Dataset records

○ ○ ○ ○ ○ ○ ○

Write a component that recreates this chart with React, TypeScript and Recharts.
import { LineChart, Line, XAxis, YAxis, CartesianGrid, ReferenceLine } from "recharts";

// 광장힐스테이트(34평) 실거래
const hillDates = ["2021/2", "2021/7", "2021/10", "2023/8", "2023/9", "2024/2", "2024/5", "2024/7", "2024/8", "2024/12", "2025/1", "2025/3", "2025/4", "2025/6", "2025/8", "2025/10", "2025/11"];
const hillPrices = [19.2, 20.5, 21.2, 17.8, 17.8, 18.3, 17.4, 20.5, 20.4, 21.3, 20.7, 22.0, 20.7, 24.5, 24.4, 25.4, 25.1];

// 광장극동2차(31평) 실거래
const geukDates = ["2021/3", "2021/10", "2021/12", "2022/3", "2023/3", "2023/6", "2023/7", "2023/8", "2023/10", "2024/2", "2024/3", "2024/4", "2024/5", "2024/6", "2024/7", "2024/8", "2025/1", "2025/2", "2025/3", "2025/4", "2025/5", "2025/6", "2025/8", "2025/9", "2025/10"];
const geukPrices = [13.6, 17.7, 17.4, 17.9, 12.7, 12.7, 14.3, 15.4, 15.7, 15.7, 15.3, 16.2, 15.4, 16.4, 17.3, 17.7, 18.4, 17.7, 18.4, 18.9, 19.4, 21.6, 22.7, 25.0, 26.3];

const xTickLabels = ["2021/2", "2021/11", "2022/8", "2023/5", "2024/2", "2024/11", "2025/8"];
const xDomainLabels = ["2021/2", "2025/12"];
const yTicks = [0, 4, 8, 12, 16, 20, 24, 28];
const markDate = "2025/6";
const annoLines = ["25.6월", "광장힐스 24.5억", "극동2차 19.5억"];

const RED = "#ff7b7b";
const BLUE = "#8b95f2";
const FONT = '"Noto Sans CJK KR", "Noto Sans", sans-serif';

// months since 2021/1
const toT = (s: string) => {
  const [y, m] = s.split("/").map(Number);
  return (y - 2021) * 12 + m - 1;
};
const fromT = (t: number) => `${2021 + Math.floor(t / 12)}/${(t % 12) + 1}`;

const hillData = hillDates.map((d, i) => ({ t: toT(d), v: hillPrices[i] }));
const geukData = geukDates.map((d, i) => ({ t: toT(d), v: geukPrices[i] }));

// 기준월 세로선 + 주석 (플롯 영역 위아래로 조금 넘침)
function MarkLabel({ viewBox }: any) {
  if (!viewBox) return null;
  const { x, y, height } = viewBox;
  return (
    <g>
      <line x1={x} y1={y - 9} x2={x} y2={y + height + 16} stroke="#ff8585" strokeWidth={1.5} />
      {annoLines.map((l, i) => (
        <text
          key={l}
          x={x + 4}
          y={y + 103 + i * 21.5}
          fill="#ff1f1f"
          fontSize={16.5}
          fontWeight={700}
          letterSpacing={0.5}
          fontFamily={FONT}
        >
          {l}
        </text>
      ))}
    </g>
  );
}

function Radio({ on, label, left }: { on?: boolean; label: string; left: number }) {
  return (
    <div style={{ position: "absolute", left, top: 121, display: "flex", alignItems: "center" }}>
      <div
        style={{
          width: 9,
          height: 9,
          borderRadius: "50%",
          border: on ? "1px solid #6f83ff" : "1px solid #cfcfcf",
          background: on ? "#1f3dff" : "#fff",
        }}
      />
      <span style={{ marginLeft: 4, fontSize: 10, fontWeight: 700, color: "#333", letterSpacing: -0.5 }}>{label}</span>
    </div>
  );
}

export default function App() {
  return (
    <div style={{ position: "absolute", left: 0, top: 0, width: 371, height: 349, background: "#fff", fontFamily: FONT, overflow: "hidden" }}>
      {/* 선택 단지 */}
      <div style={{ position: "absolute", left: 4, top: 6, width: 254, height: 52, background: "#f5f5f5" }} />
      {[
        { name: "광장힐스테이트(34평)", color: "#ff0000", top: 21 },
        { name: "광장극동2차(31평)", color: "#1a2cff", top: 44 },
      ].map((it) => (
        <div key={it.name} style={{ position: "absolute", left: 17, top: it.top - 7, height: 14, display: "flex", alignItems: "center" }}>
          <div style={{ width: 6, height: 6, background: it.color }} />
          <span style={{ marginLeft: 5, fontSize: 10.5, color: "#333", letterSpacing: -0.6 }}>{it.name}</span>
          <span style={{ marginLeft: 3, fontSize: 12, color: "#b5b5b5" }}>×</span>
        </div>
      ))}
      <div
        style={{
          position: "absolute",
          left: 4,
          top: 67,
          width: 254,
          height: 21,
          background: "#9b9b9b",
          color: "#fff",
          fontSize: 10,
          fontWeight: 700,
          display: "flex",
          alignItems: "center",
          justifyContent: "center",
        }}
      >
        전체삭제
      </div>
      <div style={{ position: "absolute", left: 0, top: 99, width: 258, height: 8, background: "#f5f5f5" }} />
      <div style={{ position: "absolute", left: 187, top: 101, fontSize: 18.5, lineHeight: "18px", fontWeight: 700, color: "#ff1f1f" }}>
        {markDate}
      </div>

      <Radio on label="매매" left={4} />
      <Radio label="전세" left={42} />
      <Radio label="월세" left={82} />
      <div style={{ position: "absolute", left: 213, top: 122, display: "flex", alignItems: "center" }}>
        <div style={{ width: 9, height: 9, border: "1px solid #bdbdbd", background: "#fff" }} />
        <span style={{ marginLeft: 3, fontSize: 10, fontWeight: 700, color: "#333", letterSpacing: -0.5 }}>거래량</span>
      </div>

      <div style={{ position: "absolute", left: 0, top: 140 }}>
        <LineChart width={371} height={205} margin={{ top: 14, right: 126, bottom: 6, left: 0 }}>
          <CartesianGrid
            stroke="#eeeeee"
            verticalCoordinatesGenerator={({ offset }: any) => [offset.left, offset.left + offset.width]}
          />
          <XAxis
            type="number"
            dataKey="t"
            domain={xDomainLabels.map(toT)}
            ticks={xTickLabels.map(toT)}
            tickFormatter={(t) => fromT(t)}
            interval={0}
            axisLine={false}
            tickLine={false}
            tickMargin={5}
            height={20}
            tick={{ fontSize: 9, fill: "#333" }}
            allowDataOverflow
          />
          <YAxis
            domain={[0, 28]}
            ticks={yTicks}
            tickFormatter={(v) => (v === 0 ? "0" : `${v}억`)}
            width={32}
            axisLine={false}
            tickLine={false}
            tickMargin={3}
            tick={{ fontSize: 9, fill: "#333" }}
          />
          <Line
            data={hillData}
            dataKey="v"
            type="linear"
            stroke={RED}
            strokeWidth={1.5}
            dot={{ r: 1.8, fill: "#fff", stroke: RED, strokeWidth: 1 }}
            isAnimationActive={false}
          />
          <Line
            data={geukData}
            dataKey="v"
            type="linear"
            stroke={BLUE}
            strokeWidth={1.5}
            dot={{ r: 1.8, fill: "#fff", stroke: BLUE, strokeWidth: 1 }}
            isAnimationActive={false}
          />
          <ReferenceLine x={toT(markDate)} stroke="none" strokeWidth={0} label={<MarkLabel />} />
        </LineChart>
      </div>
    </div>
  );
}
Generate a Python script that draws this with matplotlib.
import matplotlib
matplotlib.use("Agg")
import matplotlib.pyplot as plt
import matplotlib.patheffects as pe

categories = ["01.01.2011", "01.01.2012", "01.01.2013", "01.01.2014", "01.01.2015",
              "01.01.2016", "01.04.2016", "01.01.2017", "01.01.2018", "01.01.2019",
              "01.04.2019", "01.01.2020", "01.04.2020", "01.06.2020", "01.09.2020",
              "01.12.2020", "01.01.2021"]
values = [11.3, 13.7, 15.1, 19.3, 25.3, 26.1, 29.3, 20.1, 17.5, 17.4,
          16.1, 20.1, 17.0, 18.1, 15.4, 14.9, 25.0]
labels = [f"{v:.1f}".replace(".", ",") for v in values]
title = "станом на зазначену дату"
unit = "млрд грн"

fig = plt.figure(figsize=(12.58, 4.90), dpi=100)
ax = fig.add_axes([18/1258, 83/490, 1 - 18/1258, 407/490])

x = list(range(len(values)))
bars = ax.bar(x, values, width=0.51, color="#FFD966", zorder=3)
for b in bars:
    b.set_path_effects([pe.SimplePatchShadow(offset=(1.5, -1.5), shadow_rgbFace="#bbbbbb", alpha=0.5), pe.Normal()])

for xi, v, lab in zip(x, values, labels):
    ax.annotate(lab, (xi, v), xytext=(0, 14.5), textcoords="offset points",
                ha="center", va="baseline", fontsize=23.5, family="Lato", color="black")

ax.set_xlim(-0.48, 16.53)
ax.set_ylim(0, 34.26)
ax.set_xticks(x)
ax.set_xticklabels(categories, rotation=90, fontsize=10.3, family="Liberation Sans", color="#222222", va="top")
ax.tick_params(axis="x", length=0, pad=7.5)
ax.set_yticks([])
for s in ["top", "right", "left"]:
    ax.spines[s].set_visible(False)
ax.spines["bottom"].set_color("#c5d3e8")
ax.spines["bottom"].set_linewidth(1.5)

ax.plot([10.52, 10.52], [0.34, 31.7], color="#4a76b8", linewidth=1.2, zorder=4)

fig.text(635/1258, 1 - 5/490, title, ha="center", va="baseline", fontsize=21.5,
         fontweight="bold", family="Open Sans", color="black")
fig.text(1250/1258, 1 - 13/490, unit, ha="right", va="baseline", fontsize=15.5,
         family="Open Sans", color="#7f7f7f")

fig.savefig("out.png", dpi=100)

○ ○ ○ ○ ○ ○ ○

(SET PROBLEM) Quote every line from the beginning of the entries up to and including the line that contains "YAxis, CartesianGrid, ReferenceLine".

(SOLUTION TO THIS TASK)
Write a component that recreates this chart with React, TypeScript and Recharts.
import { LineChart, Line, XAxis, YAxis, CartesianGrid, ReferenceLine } from "recharts";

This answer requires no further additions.